Non‑Hermitian physics, once a niche of open quantum systems, is rapidly gaining traction in condensed‑matter research because it relaxes the strict energy‑conservation rule of Hermitian Hamiltonians. In altermagnets—materials whose spin‑split bands are protected by crystal symmetries—this relaxation enables the creation of gain and loss channels for individual spin components. By coupling such a material to a ferromagnetic lead, researchers can inject or extract spin currents, turning dissipation into a controllable resource rather than a detrimental effect.
The Polish team’s tight‑binding simulations reveal that the susceptibility of these magnets can be tuned almost without bound, provided the Néel‑vector orientation aligns with the engineered non‑Hermitian interface. This selective amplification or attenuation of spin channels offers a powerful lever for spintronic architectures, potentially allowing devices to switch states faster and consume less power than conventional charge‑based technologies. Moreover, the ability to modulate spin response on demand opens avenues for reconfigurable magnetic logic, where a single material platform could host multiple functional modes.
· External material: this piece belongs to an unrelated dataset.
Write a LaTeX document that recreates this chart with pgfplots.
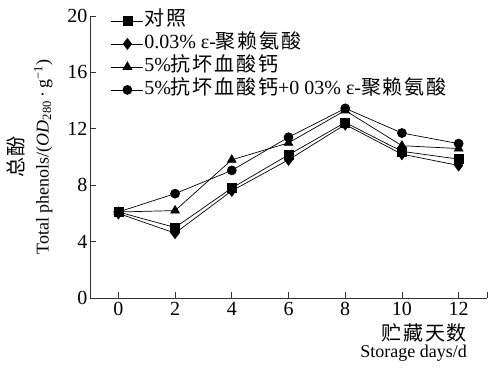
\documentclass[border=0pt]{standalone}
\usepackage{fontspec}
\setmainfont{Liberation Serif}
\newfontfamily\cjk[LetterSpace=9]{Noto Sans CJK SC}
\usepackage{pgfplots}
\pgfplotsset{compat=1.18}
\newcommand\fs{\fontsize{20}{22}\selectfont}
\newcommand\xlfont{\fontsize{18}{17}\selectfont\lineskiplimit=-20pt\relax}
\begin{document}
\begin{tikzpicture}
\useasboundingbox (-90pt,-71pt) rectangle (400pt,298pt);
\begin{axis}[
  scale only axis, width=397pt, height=282pt,
  at={(0,0)}, anchor=south west,
  xmin=-1, xmax=13, ymin=0, ymax=20,
  axis lines=left, axis line style={-, line width=0.9pt, black!80},
  xtick={0,2,...,12}, ytick={0,4,...,20},
  extra x ticks={13}, extra x tick labels={},
  tick align=inside, major tick length=6pt,
  tick style={line width=0.8pt, black!80},
  /pgf/number format/assume math mode=true,
  tick label style={font=\fs},
  xticklabel style={yshift=-1pt},
  yticklabel style={xshift=1pt},
  ylabel={{\cjk\fontsize{20}{25}\selectfont 总酚}\\Total phenols/(\textit{OD}\textsubscript{280}\,·\,g\textsuperscript{\char"2212 1})},
  ylabel style={font=\fontsize{18}{25}\selectfont, align=center, at={(axis description cs:-0.152,0.5)}, anchor=center, rotate=0},
  xlabel={{\cjk\fontsize{20}{17}\selectfont 贮藏天数}\\Storage days/d},
  xlabel style={font=\xlfont, align=right, inner sep=0pt, at={(axis description cs:0.95,-0.09)}, anchor=north east},
  legend style={draw=none, fill=none, font=\fs, at={(axis description cs:0.045,1.025)}, anchor=north west,
    nodes={inner sep=0.5pt, text height=14pt, text depth=4.5pt}, row sep=3.5pt},
  legend cell align=left,
  legend image code/.code={\draw[mark repeat=2,mark phase=2,#1] plot coordinates {(0pt,0pt)(16pt,0pt)(32pt,0pt)};},
  every axis plot/.append style={black, line width=0.7pt, mark options={solid, fill=black}},
]
\addplot[mark=square*, mark size=4.5pt] coordinates {(0,6.1)(2,5.0)(4,7.8)(6,10.15)(8,12.45)(10,10.4)(12,9.85)};
\addlegendentry{{\cjk 对照}}
\addplot[mark=diamond*, mark size=5.5pt] coordinates {(0,6.0)(2,4.6)(4,7.6)(6,9.8)(8,12.3)(10,10.2)(12,9.4)};
\addlegendentry{0.03\% ε-{\cjk 聚赖氨酸}}
\addplot[mark=triangle*, mark size=5pt] coordinates {(0,6.1)(2,6.2)(4,9.8)(6,11.0)(8,13.3)(10,10.8)(12,10.6)};
\addlegendentry{5\%{\cjk 抗坏血酸钙}}
\addplot[mark=*, mark size=4.5pt] coordinates {(0,6.1)(2,7.4)(4,9.05)(6,11.4)(8,13.45)(10,11.7)(12,10.95)};
\addlegendentry{5\%{\cjk 抗坏血酸钙}+0 03\% ε-{\cjk 聚赖氨酸}}
\end{axis}
\end{tikzpicture}
\end{document}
Translating theory into hardware, however, presents significant hurdles. Real‑world altermagnets contain defects, surface roughness, and impurity scattering that can destabilise the delicate gain‑loss balance required for precise control. Achieving the necessary dissipation engineering will demand advanced fabrication techniques, such as atomically precise interfaces and tailored material heterostructures. Nonetheless, the promise of active spin manipulation positions non‑Hermitian altermagnets as a compelling frontier for next‑generation spintronic devices, attracting interest from both academic labs and semiconductor innovators.